The Lady Tasting Tea by David Salsburg

This is a super niche book for statistics nerds, all the more so because it’s not even technical. Rather, it’s about the people behind all the theorems and proofs – the Pythagorases of 20th century statistics.

**1) Karl Pearson’s key contribution is the idea that math doesn’t have to be deterministic. Instead of one true “thing,” there exists a distribution defined by parameters.**

AP Stats is lowkey the most important class of the 21st century. That said, AP Stats and college stats are not at all the same thing.

**2) Gosset, publishing under the pen name of Student, worked at Guinness.**

Good quality beer calls for good statistical distributions.

**3) Ronald Fisher, who would surpass Pearson in his contributions to the field of statistics, suffered from visual impairment, which enabled him to develop strong geometric reasoning.**

One day, I hope we have VR education. I’d be able to ask any question I want whenever I want and step into a 3D interactive explanation. Knowledge sharing is just too inefficient.

**4) Fisher was a proponent of eugenics and later on would dismiss claims that smoking caused cancer.**

The author painted an overall positive portrait of Fisher, but I’m sure he would not have been fun to work with.

**5) LD-50 is defined as the dose required to kill 50% of the population.**

LD-50 served as the parameter in Bliss’s probit model.

**6) Fisher did not believe that a failure to find significance meant the hypothesis was true.**

The meat of this book was the exploration of competing interpretations of the significance test between Fisher and Neyman-Pearson (Karl Pearson’s son). Fisher believed that an insignificant p-value simply meant we had to conduct another test.

**7) Neyman-Pearson takes the frequentist definition and says that the significance test must pit a null hypothesis against an alternative hypothesis.**

This is the widely accepted interpretation of significance testing now. It’s interesting to consider how it’s not necessarily the “correct” interpretation. With all the p-hacking going on, it’s clear that there are problems with how practitioners take the methodology for granted.

**8) In the Serene Republic of Venice, the head of state doge was elected via a randomly selected set of lectors.**

This story is hard to believe, but it’s good enough for me that the Doge of Venice is real.

**9) Case control, prospective cohort, and retrospective cohort are three types of cohort study.**

Observational studies are hard. Being able to run an experiment is a luxury.

**10) “‘It seems to me that one of statistician’s jobs is to look at figures, to query why they look like they do…. I am being very simpleminded tonight, but I think it is our job to suggest that figures are interesting – and, if the person to whom we say this looks bored, then we have either put it across badly or the figures are not interesting. I suggest that my statistics in the Home Office are not boring.'” – Stella Cuncliffe**

I wholeheartedly agree. One picture is worth a thousand words. A table or chart should be worth at least that.

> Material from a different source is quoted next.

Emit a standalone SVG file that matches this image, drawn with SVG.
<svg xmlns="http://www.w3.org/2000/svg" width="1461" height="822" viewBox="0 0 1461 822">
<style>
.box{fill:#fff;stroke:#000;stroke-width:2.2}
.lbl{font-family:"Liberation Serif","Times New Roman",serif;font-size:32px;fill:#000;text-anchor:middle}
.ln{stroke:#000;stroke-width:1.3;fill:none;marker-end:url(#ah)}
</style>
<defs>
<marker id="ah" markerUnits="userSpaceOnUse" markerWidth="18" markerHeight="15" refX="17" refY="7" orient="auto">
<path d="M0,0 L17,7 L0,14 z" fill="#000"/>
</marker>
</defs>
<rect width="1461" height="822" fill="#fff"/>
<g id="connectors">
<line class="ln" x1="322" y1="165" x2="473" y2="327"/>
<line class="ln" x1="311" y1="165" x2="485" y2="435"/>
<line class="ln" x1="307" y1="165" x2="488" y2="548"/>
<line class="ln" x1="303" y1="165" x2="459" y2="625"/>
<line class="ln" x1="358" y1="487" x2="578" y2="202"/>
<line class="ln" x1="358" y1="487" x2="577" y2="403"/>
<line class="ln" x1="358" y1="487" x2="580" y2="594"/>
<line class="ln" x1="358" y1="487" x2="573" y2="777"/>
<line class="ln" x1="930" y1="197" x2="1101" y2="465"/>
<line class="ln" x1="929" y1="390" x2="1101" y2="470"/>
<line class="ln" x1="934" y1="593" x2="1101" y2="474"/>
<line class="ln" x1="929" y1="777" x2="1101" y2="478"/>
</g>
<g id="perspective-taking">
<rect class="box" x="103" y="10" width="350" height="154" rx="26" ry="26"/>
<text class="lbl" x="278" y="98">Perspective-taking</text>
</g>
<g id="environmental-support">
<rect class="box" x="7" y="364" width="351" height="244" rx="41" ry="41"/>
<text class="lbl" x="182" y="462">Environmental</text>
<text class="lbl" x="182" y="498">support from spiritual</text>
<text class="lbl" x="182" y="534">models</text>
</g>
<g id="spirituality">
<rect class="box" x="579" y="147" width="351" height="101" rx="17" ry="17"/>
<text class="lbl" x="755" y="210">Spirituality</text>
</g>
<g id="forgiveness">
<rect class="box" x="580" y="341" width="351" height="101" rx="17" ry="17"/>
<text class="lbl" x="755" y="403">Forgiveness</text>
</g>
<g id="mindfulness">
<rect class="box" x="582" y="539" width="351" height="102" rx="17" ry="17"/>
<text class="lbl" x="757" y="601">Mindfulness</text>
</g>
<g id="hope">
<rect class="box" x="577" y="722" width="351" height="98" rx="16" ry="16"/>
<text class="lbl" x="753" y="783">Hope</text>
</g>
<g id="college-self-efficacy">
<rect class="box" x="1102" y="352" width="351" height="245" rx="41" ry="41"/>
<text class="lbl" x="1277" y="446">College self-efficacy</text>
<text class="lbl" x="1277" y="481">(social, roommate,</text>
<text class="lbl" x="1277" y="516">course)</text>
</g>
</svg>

As a behind-the-scenes addendum to a supposedly dry subject, this book was very easy to read and digestible. I don’t think I’ll remember many details of who discovered what and who didn’t like whom, but the core idea that statistics is a relatively nascent and ever evolving field definitely resonated. Fast forwarding to the present, machine learning and large-scale online experimentation are very much the next step in the statistics evolution.